Segment -- The Storage Unit
pub struct Segment {
pub uuid: Uuid,
pub version: Option<SeqNumberType>,
pub segment_path: PathBuf,
pub id_tracker: Arc<AtomicRefCell<IdTrackerEnum>>,
pub vector_data: HashMap<VectorNameBuf, VectorData>,
pub payload_index: Arc<AtomicRefCell<StructPayloadIndex>>,
pub payload_storage: Arc<AtomicRefCell<PayloadStorageEnum>>,
pub appendable_flag: bool,
pub segment_type: SegmentType,
pub segment_config: SegmentConfig,
}
The vector_data HashMap maps vector names to VectorData structs (index + storage + quantized reps). This is how named vectors work: independent indexes per vector name. appendable_flag distinguishes write-optimized from read-optimized segments.

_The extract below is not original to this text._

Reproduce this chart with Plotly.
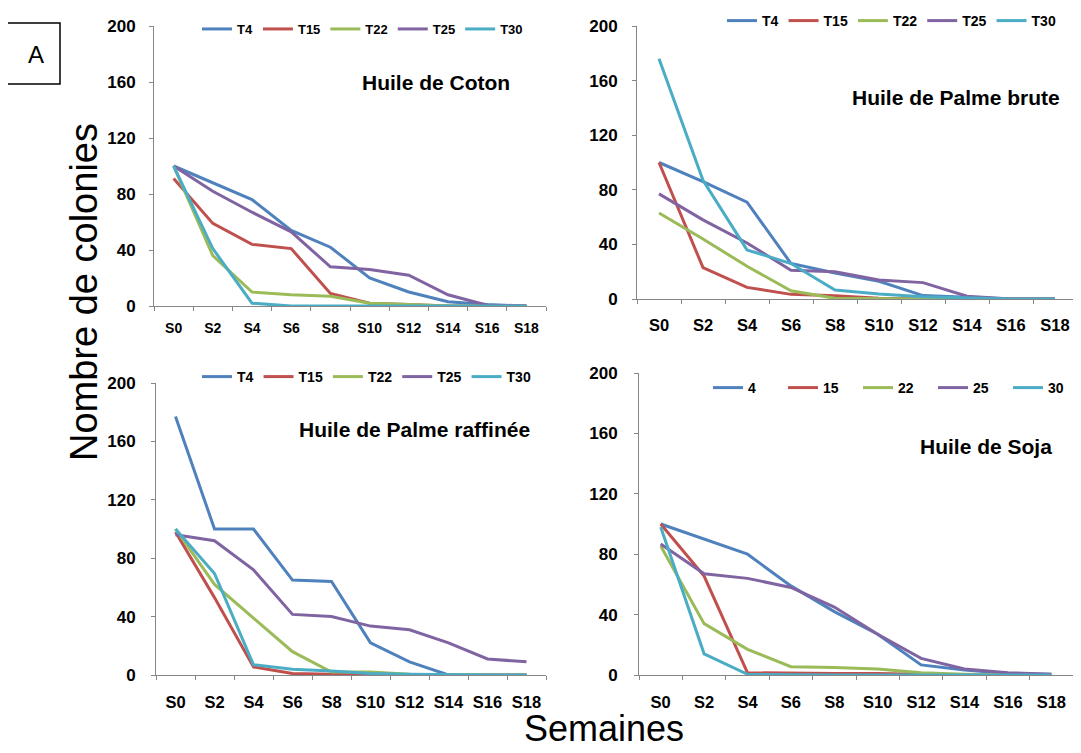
import plotly.graph_objects as go

W, H = 1081, 753
OFF = 8  # page body margin of the browser

weeks = ["S0", "S2", "S4", "S6", "S8", "S10", "S12", "S14", "S16", "S18"]
names_T = ["T4", "T15", "T22", "T25", "T30"]
names_soja = ["4", "15", "22", "25", "30"]
colors = ["#4F81BD", "#C0504D", "#9BBB59", "#8064A2", "#4BACC6"]
y_ticks = [0, 40, 80, 120, 160, 200]

coton_T4 = [100, 88, 76, 54, 42, 20, 10, 3, 1, 0]
coton_T15 = [91, 59, 44, 41, 9, 2, 1, 0, 0, 0]
coton_T22 = [100, 36, 10, 8, 7, 2, 1, 0, 0, 0]
coton_T25 = [100, 82, 67, 53, 28, 26, 22, 8, 0.5, 0]
coton_T30 = [100, 41, 2, 0, 0, 0, 0, 0, 0, 0]

palme_brute_T4 = [100, 86, 71, 26, 19, 13, 2.5, 1, 0, 0]
palme_brute_T15 = [100, 23, 8.5, 3.4, 2.4, 0.5, 0, 0, 0, 0]
palme_brute_T22 = [63, 44, 24, 6, 0.5, 0, 0, 0, 0, 0]
palme_brute_T25 = [77, 58, 41, 21, 20, 14, 12, 2, 0, 0]
palme_brute_T30 = [176, 87, 36, 26, 6.6, 3.7, 1.7, 1, 0, 0]

palme_raff_T4 = [177, 100, 100, 65, 64, 22, 9, 0, 0, 0]
palme_raff_T15 = [98, 53, 5.5, 1, 0.5, 0, 0, 0, 0, 0]
palme_raff_T22 = [100, 62, 39, 16, 2, 2, 0.5, 0, 0, 0]
palme_raff_T25 = [96, 92, 72, 41.5, 40, 33.5, 31, 22, 11, 9]
palme_raff_T30 = [100, 69.5, 7, 4, 2.7, 1, 0.5, 0, 0, 0]

soja_4 = [100, 90, 80, 59, 42, 27, 6.7, 3.3, 1, 0.5]
soja_15 = [100, 65.5, 1.5, 1, 1, 1, 0.5, 0, 0, 0]
soja_22 = [85.5, 34, 17, 5.5, 5, 4, 1.5, 0.5, 0, 0]
soja_25 = [86.7, 67, 64, 58, 45, 27, 11, 4, 1.5, 0.5]
soja_30 = [98, 14, 0.5, 0, 0, 0, 0, 0, 0, 0]

titles = ["Huile de Coton", "Huile de Palme brute",
          "Huile de Palme raffinée", "Huile de Soja"]

panels_data = [
    [coton_T4, coton_T15, coton_T22, coton_T25, coton_T30],
    [palme_brute_T4, palme_brute_T15, palme_brute_T22, palme_brute_T25, palme_brute_T30],
    [palme_raff_T4, palme_raff_T15, palme_raff_T22, palme_raff_T25, palme_raff_T30],
    [soja_4, soja_15, soja_22, soja_25, soja_30],
]
panels_names = [names_T, names_T, names_T, names_soja]


def px(x):
    return (x - OFF) / W


def py(y):
    return 1 - (y - OFF) / H


# layout (page pixels): x0, x1, ytop, ybot
boxes = [(154, 546, 26, 306), (637, 1077, 26, 299),
         (156, 546, 383, 675), (639, 1073, 373, 675)]
xfont = [14, 16.5, 16.5, 16.5]
xstand = [9, 11, 12, 12]
ystand = [10, 11, 12, 13]
legend_pos = [(202, 29), (727, 21), (202, 377), (713, 388)]
legend_font = [13, 14, 14, 14]
legend_entry = [0, 0, 0, 30]
title_pos = [(435.5, 82), (956, 97), (414.5, 430), (986, 446)]

FONT = "Liberation Sans, Arial, sans-serif"
AXC = "#868686"

fig = go.Figure()
layout = dict(width=W, height=H,
              margin=dict(l=0, r=0, t=0, b=0, autoexpand=False),
              paper_bgcolor="white", plot_bgcolor="white", showlegend=True)

annotations = []
for p in range(4):
    xa = "x" if p == 0 else f"x{p+1}"
    ya = "y" if p == 0 else f"y{p+1}"
    lg = "legend" if p == 0 else f"legend{p+1}"
    for s in range(5):
        fig.add_trace(go.Scatter(
            x=weeks, y=panels_data[p][s], mode="lines", name=panels_names[p][s],
            line=dict(color=colors[s], width=3), xaxis=xa, yaxis=ya,
            legend=lg, cliponaxis=False, hoverinfo="skip"))
    x0, x1, yt, yb = boxes[p]
    xkey = "xaxis" if p == 0 else f"xaxis{p+1}"
    ykey = "yaxis" if p == 0 else f"yaxis{p+1}"
    layout[xkey] = dict(
        domain=[px(x0), px(x1)], anchor=ya, type="category",
        range=[-0.5, 9.5], tickson="boundaries", ticks="outside", ticklen=4,
        tickcolor=AXC, showline=True, linecolor=AXC, linewidth=1,
        showgrid=False, zeroline=False, fixedrange=True, tickangle=0,
        automargin=False,
        tickfont=dict(family=FONT, size=xfont[p], color="black", weight="bold"),
        ticklabelstandoff=xstand[p])
    layout[ykey] = dict(
        domain=[py(yb), py(yt)], anchor=xa, range=[0, 200],
        tickvals=y_ticks, ticks="outside", ticklen=4, tickcolor=AXC,
        showline=True, linecolor=AXC, linewidth=1, showgrid=False,
        zeroline=False, fixedrange=True, automargin=False,
        tickfont=dict(family=FONT, size=17, color="black", weight="bold"),
        ticklabelstandoff=ystand[p])
    lx, ly = legend_pos[p]
    leg = dict(orientation="h", x=px(lx - 5), y=py(ly), xanchor="left",
               yanchor="middle", bgcolor="rgba(0,0,0,0)", borderwidth=0,
               itemwidth=30,
               font=dict(family=FONT, size=legend_font[p], color="black",
                         weight="bold"))
    if legend_entry[p]:
        leg["entrywidth"] = legend_entry[p]
        leg["entrywidthmode"] = "pixels"
    layout[lg] = leg
    tx, ty = title_pos[p]
    annotations.append(dict(
        text=titles[p], x=px(tx), y=py(ty), xref="paper", yref="paper",
        xanchor="center", yanchor="middle", showarrow=False,
        font=dict(family=FONT, size=21, color="black", weight="bold")))

annotations.append(dict(
    text="Nombre de colonies", x=px(84), y=py(292), xref="paper",
    yref="paper", xanchor="center", yanchor="middle", showarrow=False,
    textangle=-90, font=dict(family=FONT, size=38, color="black")))
annotations.append(dict(
    text="Semaines", x=px(603.5), y=py(728), xref="paper", yref="paper",
    xanchor="center", yanchor="middle", showarrow=False,
    font=dict(family=FONT, size=36, color="black")))
annotations.append(dict(
    text="A", x=px(36), y=py(55), xref="paper", yref="paper",
    xanchor="center", yanchor="middle", showarrow=False,
    font=dict(family=FONT, size=24, color="black")))

layout["annotations"] = annotations
layout["shapes"] = [dict(type="rect", xref="paper", yref="paper",
                         x0=px(7), x1=px(60), y0=py(84), y1=py(23),
                         line=dict(color="black", width=1.5))]
fig.update_layout(**layout)
fig.write_html("out.html")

LocalShard -- Shard Coordination
pub struct LocalShard {
collection_name: CollectionId,
pub(super) segments: LockedSegmentHolder,
pub(super) wal: RecoverableWal,
pub(super) update_handler: Arc<Mutex<UpdateHandler>>,
pub(super) path: PathBuf,
pub(super) optimizers: ArcSwap<Vec<Arc<Optimizer>>>,
}
ArcSwap for optimizers allows hot-swapping configurations without restart. The WAL (RecoverableWal) replays uncommitted entries on crash recovery.